§ Task description
Which lines hold the string "this"? Copy every one of them.
☆ ☆ ☆ ☆ ☆ ☆ ☆
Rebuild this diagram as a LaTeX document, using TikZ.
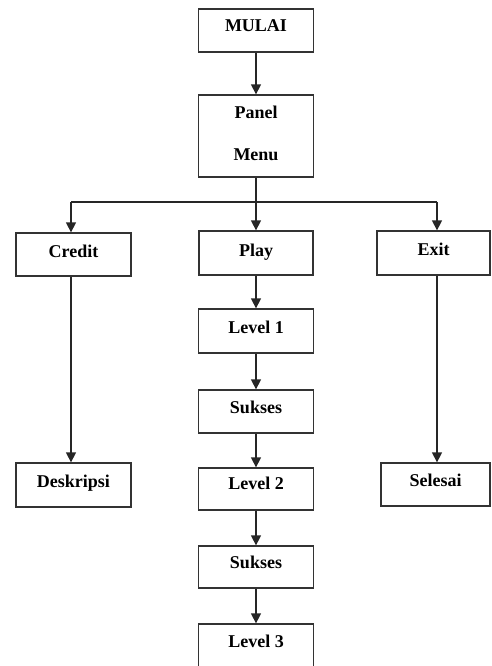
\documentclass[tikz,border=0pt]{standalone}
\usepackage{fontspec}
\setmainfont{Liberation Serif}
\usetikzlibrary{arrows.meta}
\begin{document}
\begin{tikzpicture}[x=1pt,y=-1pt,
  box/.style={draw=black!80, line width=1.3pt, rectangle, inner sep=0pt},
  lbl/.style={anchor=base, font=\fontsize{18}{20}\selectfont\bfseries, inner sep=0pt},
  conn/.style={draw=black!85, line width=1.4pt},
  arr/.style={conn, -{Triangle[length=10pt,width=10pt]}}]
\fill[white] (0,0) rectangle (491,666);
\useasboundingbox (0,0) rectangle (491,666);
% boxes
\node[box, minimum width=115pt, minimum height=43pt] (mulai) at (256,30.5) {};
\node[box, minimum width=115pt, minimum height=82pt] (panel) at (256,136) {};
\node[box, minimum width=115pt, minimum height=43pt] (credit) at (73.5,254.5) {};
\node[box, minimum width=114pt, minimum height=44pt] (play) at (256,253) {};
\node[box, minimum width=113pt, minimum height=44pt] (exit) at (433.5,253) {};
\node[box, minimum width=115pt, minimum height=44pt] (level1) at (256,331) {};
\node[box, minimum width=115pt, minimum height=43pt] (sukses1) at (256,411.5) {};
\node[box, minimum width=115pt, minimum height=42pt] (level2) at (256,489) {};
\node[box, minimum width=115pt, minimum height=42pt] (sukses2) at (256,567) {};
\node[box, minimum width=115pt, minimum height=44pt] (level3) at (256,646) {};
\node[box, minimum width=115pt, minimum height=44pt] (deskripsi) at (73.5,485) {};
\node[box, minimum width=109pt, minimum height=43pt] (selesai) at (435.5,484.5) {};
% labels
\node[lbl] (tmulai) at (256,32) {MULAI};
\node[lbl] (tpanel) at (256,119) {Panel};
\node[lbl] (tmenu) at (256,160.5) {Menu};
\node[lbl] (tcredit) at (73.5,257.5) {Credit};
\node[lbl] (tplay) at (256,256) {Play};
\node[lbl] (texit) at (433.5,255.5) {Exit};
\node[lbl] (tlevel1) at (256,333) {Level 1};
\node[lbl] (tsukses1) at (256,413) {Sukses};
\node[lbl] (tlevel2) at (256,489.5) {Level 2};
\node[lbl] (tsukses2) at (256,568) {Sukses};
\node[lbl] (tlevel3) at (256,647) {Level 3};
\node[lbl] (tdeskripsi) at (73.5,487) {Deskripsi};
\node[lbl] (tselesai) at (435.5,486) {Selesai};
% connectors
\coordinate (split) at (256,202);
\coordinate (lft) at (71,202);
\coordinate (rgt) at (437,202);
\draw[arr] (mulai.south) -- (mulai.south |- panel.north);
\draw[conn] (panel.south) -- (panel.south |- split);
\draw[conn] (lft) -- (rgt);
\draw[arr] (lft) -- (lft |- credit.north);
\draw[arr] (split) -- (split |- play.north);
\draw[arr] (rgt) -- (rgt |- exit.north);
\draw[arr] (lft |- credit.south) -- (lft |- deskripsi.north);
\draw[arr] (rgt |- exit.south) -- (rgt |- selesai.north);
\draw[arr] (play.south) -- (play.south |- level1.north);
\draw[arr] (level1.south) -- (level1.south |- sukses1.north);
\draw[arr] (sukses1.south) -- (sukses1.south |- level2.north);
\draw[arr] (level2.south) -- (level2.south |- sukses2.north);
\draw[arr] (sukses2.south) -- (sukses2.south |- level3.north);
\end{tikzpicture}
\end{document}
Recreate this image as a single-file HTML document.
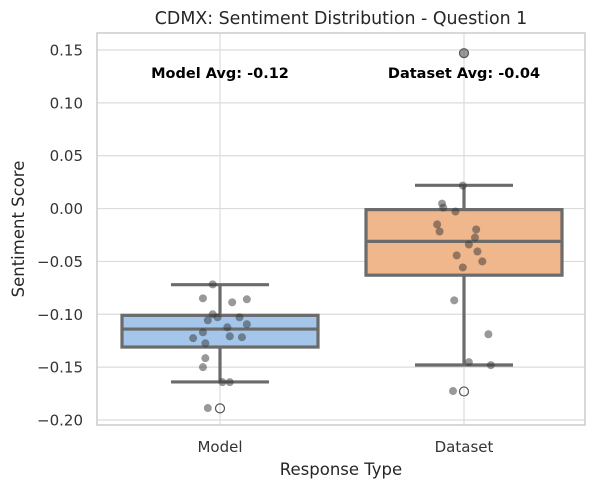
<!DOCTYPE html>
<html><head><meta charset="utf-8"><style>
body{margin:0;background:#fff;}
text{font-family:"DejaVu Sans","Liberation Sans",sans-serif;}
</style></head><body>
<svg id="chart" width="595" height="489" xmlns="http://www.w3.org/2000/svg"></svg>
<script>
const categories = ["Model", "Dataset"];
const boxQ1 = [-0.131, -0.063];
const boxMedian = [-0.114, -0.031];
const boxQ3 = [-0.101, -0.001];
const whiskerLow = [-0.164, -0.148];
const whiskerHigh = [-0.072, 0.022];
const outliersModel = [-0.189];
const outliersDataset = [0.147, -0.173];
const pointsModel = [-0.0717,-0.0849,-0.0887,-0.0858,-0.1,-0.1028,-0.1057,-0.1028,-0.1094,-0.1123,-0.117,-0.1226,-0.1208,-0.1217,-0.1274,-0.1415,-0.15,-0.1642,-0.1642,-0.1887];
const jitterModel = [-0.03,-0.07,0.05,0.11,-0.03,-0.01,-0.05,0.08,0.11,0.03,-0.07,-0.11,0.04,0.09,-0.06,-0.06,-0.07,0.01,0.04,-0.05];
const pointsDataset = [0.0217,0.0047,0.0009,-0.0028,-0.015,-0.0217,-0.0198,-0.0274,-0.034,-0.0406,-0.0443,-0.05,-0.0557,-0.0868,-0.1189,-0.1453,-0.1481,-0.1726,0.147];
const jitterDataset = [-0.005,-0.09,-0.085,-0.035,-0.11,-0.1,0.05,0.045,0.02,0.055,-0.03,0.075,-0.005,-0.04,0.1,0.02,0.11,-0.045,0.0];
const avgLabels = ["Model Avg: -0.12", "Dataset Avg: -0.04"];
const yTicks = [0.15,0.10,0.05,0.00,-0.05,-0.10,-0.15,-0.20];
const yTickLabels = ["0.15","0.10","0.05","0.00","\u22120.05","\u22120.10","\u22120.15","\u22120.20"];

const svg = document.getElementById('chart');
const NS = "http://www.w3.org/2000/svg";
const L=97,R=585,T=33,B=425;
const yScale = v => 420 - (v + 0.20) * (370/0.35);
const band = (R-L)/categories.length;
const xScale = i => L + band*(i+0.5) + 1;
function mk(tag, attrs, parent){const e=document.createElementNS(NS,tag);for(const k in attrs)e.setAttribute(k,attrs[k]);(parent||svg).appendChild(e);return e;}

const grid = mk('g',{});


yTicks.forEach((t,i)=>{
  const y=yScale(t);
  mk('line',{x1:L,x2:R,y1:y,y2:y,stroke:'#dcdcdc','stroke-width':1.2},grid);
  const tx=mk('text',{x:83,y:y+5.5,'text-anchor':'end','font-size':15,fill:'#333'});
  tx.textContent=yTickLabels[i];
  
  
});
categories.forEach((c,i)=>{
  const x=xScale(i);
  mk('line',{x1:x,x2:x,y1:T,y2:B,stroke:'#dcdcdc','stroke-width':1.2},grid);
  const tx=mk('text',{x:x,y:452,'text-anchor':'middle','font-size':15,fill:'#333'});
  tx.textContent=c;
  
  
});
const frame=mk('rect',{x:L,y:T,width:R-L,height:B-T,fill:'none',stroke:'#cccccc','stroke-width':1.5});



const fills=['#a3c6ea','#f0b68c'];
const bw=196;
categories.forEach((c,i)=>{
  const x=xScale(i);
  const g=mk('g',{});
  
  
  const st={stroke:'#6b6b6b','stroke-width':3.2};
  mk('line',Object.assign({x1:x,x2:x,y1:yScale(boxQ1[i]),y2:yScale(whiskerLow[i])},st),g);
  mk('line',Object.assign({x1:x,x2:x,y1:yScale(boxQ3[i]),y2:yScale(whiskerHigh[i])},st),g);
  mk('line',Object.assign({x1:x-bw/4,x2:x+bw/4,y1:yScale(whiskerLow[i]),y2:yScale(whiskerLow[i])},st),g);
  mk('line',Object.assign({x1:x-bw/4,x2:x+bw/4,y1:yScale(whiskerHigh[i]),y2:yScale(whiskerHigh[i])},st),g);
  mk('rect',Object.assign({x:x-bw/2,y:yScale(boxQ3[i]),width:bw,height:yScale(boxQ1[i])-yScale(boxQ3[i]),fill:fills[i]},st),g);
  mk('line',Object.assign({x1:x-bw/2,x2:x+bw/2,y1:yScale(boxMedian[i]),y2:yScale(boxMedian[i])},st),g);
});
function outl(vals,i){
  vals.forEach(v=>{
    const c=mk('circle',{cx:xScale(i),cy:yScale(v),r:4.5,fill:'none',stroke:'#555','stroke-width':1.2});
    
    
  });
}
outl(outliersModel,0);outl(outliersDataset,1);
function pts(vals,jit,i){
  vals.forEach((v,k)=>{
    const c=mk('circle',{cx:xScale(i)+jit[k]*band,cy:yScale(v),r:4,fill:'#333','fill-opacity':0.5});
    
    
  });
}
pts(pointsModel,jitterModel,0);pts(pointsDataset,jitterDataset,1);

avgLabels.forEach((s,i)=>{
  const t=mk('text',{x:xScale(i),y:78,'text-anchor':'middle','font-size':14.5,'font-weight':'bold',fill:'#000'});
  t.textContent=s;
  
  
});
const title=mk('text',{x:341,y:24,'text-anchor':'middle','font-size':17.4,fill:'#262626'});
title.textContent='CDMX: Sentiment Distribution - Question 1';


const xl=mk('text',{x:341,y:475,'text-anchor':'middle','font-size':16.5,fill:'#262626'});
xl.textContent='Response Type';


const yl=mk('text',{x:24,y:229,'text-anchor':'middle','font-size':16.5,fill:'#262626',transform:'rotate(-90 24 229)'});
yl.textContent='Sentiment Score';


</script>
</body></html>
☆ ☆ ☆ ☆ ☆ ☆ ☆
§ Written solution
Rebuild this diagram as a LaTeX document, using TikZ.
Recreate this image as a single-file HTML document.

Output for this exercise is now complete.